Afortunadamente para ellos no conseguí Cuy (un roedor gigante que se acompaña de ají de maní, papa y yuca) en Bogotá, un plato autóctono de la región nariñense al sur de mi país; lo que les di fue suficiente para que el exceso de comida les pasara factura y no pudieran salir del hotel durante un día entero por temor a estar lejos de un sanitario. Eso sin contar el petaco de cerveza que se tomaron mientras les enseñaba a jugar tejo, las dos botellas de aguardiente en La Calera, el canelazo en Monserrate y la chicha que probaron en la plaza de La Perseverancia que creo que finalmente fue lo que desató el malestar estomacal. Debo decir a mi favor que yo les advertí que era una bebida fermentada de maíz y no les pareció grave pues ellos son descendientes de los mayas que todo lo preparaban a base de ese ingrediente. Ni hablar de postres como cuajada con melao, fresas con crema, merengón, borracho e islas flotantes. De todo eso probaron sin oponer resistencia.

En todo caso mis ilustres visitantes mexicanos quedaron encantados de conocer maravillas como la Catedral de sal de Zipaquirá, recorrieron el mercado de las pulgas con el lomotil y la botella de agua en la mano por si las moscas, visitaron Maloka, el barrio La Candelaria, se tomaron fotos en el Chorro de Quevedo, estuvieron en el mirador en la Calera en donde les conté que en el pasado las parejas de novios para ahorrarse lo del motel empañaban los vidrios del carro mientras se fundían en efímeras faenas sexuales y estuvieron en el último piso de la torre Colpatria donde se parecía la inmensidad de mi ciudad.

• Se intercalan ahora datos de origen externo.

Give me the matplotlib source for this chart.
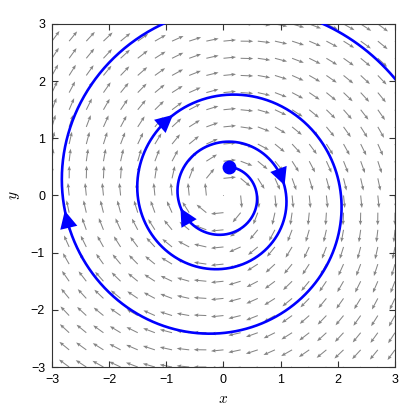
import numpy as np
import matplotlib
matplotlib.use('Agg')
import matplotlib.pyplot as plt

# system: x' = a*x + y, y' = -x + a*y  (unstable spiral, clockwise)
a = 0.1
start = [0.1, 0.5]
r_stop = 3.7
# times along the orbit where direction arrows sit
arrow_times = [4.10, 7.40, 11.75, 16.95]

grid_vals = np.linspace(-3, 3, 21)
tick_vals = [-3, -2, -1, 0, 1, 2, 3]
arrow_len = 0.22

plt.rcParams['font.family'] = ['Liberation Sans', 'DejaVu Sans']
plt.rcParams['mathtext.fontset'] = 'cm'


def field(p):
    return np.array([a * p[0] + p[1], -p[0] + a * p[1]])


def rk4(p, h):
    k1 = field(p)
    k2 = field(p + h / 2 * k1)
    k3 = field(p + h / 2 * k2)
    k4 = field(p + h * k3)
    return p + h / 6 * (k1 + 2 * k2 + 2 * k3 + k4)


# integrate orbit
h = 0.01
p = np.array(start, dtype=float)
pts = [p]
while np.hypot(p[0], p[1]) < r_stop:
    p = rk4(p, h)
    pts.append(p)
pts = np.array(pts)

fig = plt.figure(figsize=(4.17, 4.18), dpi=100)
ax = fig.add_axes([0.1247, 0.122, 0.8225, 0.8206])

X, Y = np.meshgrid(grid_vals, grid_vals)
U = a * X + Y
V = -X + a * Y
n = np.hypot(U, V)
n[n == 0] = 1
ax.quiver(X, Y, U / n * arrow_len, V / n * arrow_len, angles='xy',
          scale_units='xy', scale=1, pivot='tail', color='0.52',
          width=0.003, headwidth=3.5, headlength=4.5, headaxislength=4,
          zorder=1)

ax.plot(pts[:, 0], pts[:, 1], color='blue', lw=1.9, zorder=3)
ax.plot(start[0], start[1], 'o', color='blue', ms=9, zorder=4)

for ta in arrow_times:
    i = int(round(ta / h))
    p1 = pts[i]
    d = field(p1)
    d = d / np.hypot(d[0], d[1])
    ax.annotate('', xy=p1 + d * 0.1, xytext=p1 - d * 0.02,
                arrowprops=dict(arrowstyle='-|>,head_length=0.9,head_width=0.45',
                                color='blue', lw=0, shrinkA=0, shrinkB=0,
                                mutation_scale=14),
                zorder=5)

ax.set_xlim(-3, 3)
ax.set_ylim(-3, 3)
ax.set_xticks(tick_vals)
ax.set_yticks(tick_vals)
ax.tick_params(direction='in', top=True, right=True, length=4, width=0.8,
               color='0.2', labelsize=9, pad=5)
for s in ax.spines.values():
    s.set_color('0.2')
    s.set_linewidth(0.8)
ax.set_xlabel(r'$x$', fontsize=11, labelpad=4)
ax.set_ylabel(r'$y$', fontsize=11, labelpad=6)

fig.savefig('out.png', dpi=100)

De camino al aeropuerto cuando ya se disponían a tomar el vuelo de regreso a su país me agradecieron la hospitalidad y muy amablemente me dijeron que las puertas de sus casas estarían abiertas por si quería conocer ese maravilloso país.

Allá jugarás de visitante y te embutiremos torta ahogada, todo el tequila que te imagines, tacos, las tortas de jamón que comía el chavo para que las bajes con aguas frescas de jamaica, limón y tamarindo. Pero que nos desquitamos eso no lo dudes, ¡te lo prometemos escuincle! exclamaron en medio de las carcajadas.